I don’t have any experience with Hidden Markov Models but I have a problem that I’m trying to solve that I believe fits within the HMM framework. I’ve been reading about HMMs (this resource is particularly nice) and I’ve been playing with some toy examples via HMMBase.jl.

The question I have is, in the real world, how would I know the transition probabilities for a process I’m unable to observe? I can make educated guesses about the observation likelihoods/emission probabilities but in my case, I don’t really have any idea what the transition probabilities would be.

I’ve thought about using a particular data source as a proxy for the hidden process but, if I can do that in a way that’s satisfactory, it seems to me that I would just want to use that data source/model to solve my problem.

Can anyone provide some advice, point me to some resources that can assist, or discuss a similar problem where the transition probabilities had to be approximated somehow?

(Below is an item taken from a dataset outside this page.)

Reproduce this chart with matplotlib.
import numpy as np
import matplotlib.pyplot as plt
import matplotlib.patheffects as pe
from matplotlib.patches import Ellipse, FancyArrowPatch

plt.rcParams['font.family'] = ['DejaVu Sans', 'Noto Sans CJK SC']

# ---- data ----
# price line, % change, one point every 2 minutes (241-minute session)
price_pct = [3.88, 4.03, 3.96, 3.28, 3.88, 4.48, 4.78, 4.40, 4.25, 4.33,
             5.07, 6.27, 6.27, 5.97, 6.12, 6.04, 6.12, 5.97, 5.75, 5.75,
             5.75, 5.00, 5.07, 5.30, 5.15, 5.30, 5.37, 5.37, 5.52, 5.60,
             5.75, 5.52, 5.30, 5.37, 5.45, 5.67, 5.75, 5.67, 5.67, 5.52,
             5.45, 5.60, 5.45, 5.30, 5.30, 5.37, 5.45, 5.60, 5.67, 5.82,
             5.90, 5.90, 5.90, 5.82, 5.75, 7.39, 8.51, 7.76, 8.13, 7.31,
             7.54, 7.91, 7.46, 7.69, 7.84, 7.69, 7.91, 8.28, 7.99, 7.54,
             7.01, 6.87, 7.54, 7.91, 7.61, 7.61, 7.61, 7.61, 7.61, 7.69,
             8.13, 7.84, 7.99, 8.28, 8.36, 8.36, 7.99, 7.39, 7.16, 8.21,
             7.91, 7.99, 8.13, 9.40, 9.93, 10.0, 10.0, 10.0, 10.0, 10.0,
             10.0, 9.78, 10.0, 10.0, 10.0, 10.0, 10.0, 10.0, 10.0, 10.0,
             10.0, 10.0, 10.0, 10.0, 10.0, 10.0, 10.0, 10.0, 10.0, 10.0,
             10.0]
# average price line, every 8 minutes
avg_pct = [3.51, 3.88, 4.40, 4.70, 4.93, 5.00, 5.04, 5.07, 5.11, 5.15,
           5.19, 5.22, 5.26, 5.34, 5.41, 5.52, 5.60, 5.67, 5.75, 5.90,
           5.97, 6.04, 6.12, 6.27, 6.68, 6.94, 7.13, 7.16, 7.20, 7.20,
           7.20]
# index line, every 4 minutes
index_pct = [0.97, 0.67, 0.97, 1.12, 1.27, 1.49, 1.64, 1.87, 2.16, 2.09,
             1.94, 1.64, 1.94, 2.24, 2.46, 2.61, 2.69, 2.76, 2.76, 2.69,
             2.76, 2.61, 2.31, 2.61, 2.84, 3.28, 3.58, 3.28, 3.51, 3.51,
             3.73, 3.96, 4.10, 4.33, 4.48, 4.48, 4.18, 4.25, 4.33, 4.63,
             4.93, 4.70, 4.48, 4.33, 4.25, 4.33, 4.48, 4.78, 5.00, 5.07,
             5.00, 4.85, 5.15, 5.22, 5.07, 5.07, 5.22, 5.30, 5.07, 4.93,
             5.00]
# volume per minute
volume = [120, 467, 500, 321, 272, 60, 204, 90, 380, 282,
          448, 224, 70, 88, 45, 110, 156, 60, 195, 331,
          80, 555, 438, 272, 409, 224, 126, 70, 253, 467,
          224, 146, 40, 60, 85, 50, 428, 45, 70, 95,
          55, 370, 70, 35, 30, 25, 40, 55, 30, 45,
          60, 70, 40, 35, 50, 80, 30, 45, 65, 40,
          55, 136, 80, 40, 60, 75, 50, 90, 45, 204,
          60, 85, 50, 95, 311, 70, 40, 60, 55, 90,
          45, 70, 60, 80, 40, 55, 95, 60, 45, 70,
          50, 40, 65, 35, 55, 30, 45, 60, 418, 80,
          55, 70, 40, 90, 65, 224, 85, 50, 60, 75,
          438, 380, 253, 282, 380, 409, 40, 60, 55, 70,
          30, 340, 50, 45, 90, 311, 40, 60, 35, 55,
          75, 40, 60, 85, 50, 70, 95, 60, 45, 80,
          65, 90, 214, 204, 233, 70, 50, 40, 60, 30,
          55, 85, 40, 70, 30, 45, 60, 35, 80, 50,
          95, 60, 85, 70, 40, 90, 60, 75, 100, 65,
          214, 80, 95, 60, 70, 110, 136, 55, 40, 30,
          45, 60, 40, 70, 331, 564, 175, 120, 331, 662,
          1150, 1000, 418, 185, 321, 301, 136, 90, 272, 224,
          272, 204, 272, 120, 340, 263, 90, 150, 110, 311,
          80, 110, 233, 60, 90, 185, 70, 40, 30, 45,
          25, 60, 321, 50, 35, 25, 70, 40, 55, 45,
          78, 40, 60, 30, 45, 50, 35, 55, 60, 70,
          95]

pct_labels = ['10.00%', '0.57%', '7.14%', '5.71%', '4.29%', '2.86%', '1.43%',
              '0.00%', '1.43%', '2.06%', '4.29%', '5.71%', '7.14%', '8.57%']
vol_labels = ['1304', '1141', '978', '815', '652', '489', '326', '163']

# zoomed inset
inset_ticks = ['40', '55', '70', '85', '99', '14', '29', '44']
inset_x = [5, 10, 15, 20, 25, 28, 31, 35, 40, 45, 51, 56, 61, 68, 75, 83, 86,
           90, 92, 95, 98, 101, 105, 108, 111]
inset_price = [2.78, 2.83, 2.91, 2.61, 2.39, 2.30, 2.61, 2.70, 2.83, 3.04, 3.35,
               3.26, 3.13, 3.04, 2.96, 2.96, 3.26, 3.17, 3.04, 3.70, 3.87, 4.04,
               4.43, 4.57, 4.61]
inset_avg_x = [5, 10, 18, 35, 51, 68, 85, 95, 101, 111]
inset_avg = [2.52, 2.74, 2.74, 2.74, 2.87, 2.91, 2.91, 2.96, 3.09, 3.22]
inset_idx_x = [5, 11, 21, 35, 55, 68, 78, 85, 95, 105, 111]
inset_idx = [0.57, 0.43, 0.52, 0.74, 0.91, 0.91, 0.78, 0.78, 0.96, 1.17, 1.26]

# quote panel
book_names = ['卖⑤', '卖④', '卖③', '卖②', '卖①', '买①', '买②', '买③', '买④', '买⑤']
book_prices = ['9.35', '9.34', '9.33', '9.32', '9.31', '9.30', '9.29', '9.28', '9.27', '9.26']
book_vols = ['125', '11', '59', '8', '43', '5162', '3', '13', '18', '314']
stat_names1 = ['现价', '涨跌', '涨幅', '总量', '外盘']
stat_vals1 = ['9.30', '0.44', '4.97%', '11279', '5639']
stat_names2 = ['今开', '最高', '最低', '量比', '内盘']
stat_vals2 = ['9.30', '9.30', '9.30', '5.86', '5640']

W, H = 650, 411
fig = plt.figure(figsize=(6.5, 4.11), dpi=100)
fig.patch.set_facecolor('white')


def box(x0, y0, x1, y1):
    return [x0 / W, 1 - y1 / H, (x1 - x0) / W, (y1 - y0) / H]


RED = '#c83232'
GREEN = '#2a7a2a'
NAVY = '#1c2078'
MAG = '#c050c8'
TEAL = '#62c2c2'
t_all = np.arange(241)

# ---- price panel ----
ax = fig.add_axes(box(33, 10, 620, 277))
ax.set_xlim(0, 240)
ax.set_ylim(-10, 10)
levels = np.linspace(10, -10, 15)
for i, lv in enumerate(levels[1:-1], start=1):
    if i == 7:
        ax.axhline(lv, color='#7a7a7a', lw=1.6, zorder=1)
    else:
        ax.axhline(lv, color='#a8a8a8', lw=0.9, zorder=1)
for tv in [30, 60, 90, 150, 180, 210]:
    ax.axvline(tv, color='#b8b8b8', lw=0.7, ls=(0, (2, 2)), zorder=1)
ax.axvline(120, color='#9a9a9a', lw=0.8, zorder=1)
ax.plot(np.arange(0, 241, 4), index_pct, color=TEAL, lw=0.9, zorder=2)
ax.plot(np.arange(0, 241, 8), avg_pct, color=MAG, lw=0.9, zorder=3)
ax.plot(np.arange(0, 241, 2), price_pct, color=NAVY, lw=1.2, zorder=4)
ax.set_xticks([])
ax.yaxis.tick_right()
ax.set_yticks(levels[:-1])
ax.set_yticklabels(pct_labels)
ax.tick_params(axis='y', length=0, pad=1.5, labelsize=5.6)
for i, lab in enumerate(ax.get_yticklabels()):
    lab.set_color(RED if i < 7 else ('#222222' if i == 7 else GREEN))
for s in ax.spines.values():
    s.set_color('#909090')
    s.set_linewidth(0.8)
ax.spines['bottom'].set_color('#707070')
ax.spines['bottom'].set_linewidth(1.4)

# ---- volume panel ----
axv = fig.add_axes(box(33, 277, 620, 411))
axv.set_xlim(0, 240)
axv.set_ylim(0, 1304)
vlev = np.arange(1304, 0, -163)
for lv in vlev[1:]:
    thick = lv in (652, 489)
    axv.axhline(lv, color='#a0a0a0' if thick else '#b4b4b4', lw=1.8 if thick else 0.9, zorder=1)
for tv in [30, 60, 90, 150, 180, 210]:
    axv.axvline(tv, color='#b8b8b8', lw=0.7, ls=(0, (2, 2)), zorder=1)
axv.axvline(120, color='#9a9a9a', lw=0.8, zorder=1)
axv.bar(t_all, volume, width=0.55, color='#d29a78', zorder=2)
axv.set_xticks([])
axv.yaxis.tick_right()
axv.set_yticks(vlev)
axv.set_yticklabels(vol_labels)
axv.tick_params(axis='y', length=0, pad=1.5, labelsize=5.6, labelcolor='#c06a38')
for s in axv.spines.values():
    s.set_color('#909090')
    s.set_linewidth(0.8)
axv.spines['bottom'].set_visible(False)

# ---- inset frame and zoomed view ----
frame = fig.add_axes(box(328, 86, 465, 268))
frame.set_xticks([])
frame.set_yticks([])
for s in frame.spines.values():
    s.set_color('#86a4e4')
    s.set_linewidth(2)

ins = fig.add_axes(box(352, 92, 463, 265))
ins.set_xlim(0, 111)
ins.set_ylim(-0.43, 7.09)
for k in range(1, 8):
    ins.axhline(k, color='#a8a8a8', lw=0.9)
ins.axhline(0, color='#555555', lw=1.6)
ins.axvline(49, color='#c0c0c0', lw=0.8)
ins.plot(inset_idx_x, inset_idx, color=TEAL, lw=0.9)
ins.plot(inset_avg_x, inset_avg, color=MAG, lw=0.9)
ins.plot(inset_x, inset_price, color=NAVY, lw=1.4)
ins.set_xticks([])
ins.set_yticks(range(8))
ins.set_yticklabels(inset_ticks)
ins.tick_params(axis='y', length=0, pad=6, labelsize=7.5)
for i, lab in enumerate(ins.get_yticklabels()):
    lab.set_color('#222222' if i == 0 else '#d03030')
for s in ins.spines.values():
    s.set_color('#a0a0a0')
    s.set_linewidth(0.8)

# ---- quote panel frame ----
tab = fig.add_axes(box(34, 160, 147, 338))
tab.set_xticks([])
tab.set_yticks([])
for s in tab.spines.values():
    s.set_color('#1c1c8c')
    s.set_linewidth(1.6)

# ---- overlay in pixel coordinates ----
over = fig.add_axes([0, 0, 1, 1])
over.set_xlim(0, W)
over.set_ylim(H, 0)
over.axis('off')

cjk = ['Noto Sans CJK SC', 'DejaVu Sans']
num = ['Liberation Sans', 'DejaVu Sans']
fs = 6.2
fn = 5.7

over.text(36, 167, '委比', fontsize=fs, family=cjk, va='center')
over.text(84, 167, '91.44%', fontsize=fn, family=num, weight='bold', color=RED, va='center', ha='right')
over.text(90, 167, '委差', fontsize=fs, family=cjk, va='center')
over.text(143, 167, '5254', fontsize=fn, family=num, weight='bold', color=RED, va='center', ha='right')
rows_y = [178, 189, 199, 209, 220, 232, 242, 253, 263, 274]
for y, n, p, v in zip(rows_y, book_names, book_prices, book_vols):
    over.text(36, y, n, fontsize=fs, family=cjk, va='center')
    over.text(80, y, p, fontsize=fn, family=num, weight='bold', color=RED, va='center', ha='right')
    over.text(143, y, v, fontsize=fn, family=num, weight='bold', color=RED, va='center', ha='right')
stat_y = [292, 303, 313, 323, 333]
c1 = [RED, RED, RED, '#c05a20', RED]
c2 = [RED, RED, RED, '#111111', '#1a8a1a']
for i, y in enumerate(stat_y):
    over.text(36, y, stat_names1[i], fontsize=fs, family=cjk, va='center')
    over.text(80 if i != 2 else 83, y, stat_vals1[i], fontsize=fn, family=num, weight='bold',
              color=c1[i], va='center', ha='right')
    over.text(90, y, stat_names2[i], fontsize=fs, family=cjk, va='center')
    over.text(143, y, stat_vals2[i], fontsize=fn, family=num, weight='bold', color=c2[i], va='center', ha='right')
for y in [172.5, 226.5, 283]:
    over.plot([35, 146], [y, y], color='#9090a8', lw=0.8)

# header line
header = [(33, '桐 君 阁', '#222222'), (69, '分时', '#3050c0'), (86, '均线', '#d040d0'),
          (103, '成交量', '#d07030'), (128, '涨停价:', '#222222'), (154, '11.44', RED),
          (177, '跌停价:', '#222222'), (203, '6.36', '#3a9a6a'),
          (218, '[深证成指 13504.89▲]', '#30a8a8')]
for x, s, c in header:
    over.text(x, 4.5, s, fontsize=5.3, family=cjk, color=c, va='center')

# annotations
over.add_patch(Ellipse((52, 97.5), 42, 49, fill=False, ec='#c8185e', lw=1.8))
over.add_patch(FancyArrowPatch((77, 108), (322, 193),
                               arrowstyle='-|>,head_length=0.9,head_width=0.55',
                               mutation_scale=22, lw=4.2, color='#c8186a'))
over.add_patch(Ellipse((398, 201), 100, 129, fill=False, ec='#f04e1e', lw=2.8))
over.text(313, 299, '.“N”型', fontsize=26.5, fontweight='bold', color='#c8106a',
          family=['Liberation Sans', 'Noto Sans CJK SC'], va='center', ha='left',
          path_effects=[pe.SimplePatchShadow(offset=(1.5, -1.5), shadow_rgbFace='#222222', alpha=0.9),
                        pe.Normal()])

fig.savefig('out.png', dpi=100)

Usually you estimate both the hidden transition probabilities and the observation distributions using data, similarly to any other model. If your methodology allows (eg Bayesian/MAP), you can incorporate the “educated guesses” as informative priors.

That said, HMMs can suffer from weak identification for a lot of practical examples (aside from the trivial index exchange one). The more you can constrain the process using a priori knowledge, the better.

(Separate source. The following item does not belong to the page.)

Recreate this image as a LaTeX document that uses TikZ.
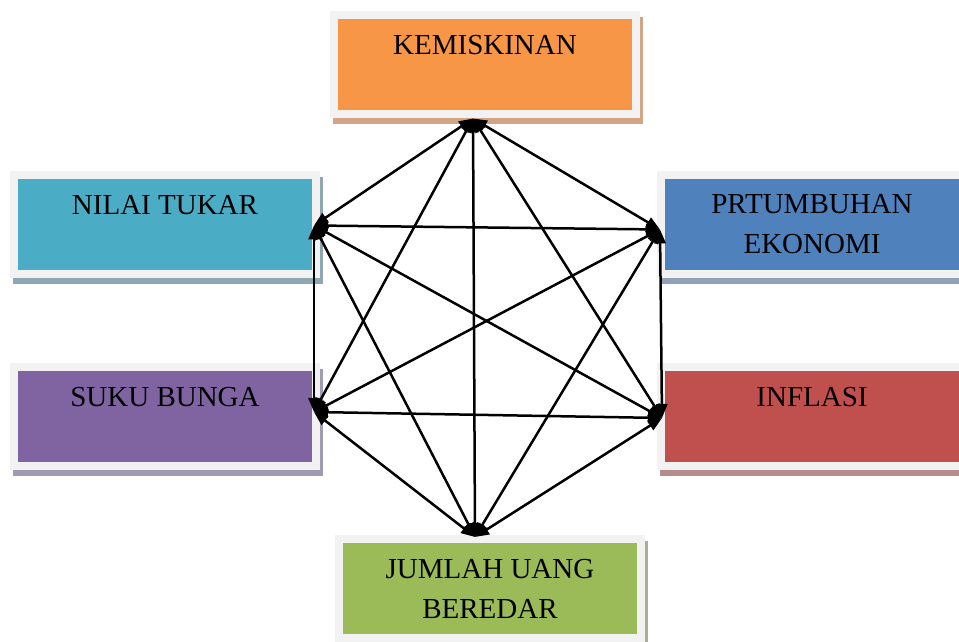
\documentclass[tikz,border=0pt]{standalone}
\usepackage{fontspec}
\setmainfont{Liberation Serif}
\usetikzlibrary{arrows.meta,shadows}

\definecolor{framegray}{HTML}{F2F2F2}
\definecolor{kemcol}{HTML}{F79646}
\definecolor{nilcol}{HTML}{4BACC6}
\definecolor{prtcol}{HTML}{4F81BD}
\definecolor{sukcol}{HTML}{8064A2}
\definecolor{infcol}{HTML}{C0504D}
\definecolor{jumcol}{HTML}{9BBB59}
\definecolor{kemshd}{RGB}{210,166,132}
\definecolor{nilshd}{RGB}{143,167,178}
\definecolor{prtshd}{RGB}{146,160,184}
\definecolor{sukshd}{RGB}{160,155,176}
\definecolor{infshd}{RGB}{180,140,140}
\definecolor{jumshd}{RGB}{168,176,148}

\begin{document}
\begin{tikzpicture}[x=1pt,y=1pt,
		factor/.style={draw=framegray, line width=8pt, fill=#1col,
			minimum width=302pt, minimum height=99pt,
			align=center, font=\fontsize{29}{40}\selectfont,
			drop shadow={shadow xshift=3pt, shadow yshift=-6pt,
				fill=#1shd, draw=#1shd, line width=8pt, opacity=1}},
		link/.style={line width=2.5pt,
			{Triangle[length=14pt,width=11pt]}-{Triangle[length=14pt,width=11pt]}}]
	\useasboundingbox (0,0) rectangle (959,642);

	% boxes
	\node[factor=kem] (kem) at (485,577) {KEMISKINAN\\~};
	\node[factor=nil] (nil) at (165,417.5) {NILAI TUKAR\\~};
	\node[factor=prt] (prt) at (812,417.5) {PRTUMBUHAN\\EKONOMI};
	\node[factor=suk] (suk) at (165,225) {SUKU BUNGA\\~};
	\node[factor=inf] (inf) at (812,225) {INFLASI\\~};
	\node[factor=jum] (jum) at (490,53.5) {JUMLAH UANG\\BEREDAR};

	% meeting points of the arrows
	\coordinate (kemP) at ([xshift=-12pt]kem.south);
	\coordinate (nilP) at ([shift={(-6pt,-1pt)}]nil.east);
	\coordinate (prtP) at ([shift={(3pt,-5pt)}]prt.west);
	\coordinate (sukP) at ([shift={(-6pt,5pt)}]suk.east);
	\coordinate (infP) at ([shift={(5pt,-1pt)}]inf.west);
	\coordinate (jumP) at ([shift={(-15pt,-2pt)}]jum.north);

	% every factor linked to every other
	\draw[link] (kemP) -- (nilP);
	\draw[link] (kemP) -- (prtP);
	\draw[link] (kemP) -- (sukP);
	\draw[link] (kemP) -- (infP);
	\draw[link] (kemP) -- (jumP);
	\draw[link] (nilP) -- (prtP);
	\draw[link] (nilP) -- (sukP);
	\draw[link] (nilP) -- (infP);
	\draw[link] (nilP) -- (jumP);
	\draw[link] (prtP) -- (sukP);
	\draw[link] (prtP) -- (infP);
	\draw[link] (prtP) -- (jumP);
	\draw[link] (sukP) -- (infP);
	\draw[link] (sukP) -- (jumP);
	\draw[link] (infP) -- (jumP);
\end{tikzpicture}
\end{document}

Thanks, Tamas. I was actually hoping you would see this and provide some insight :slightly_smiling_face:

Yeah, sometimes you can pin down the structure/entries of your transition probability matrix from physical reasoning/domain knowledge up to some unknown parameters, which you then can estimate jointly with the latent trajectory using Bayesian methods. This about the same as having a prior on the transition probability matrix, but it’s just more natural to think about transition densities with unknown parameters sometimes.


In case anyone else finds this, Turing has a nice tutorial on this:


You can also think of the transition probabilities as their corresponding stochastic process, for example if you have a Normal transition probably it means the hidden state is a Brownian motion, a process that can wander up and down, with a “flexibility” that depends on the variance of the normal.
But you could also use a Ornstein–Uhlenbeck process, which tends to gravitate around a mean value.


I can relate to this a lot! Part of my work is just about paying attention the continuous time models like Brownian motion in the background to make inference for discrete time process like a Markov chain easier.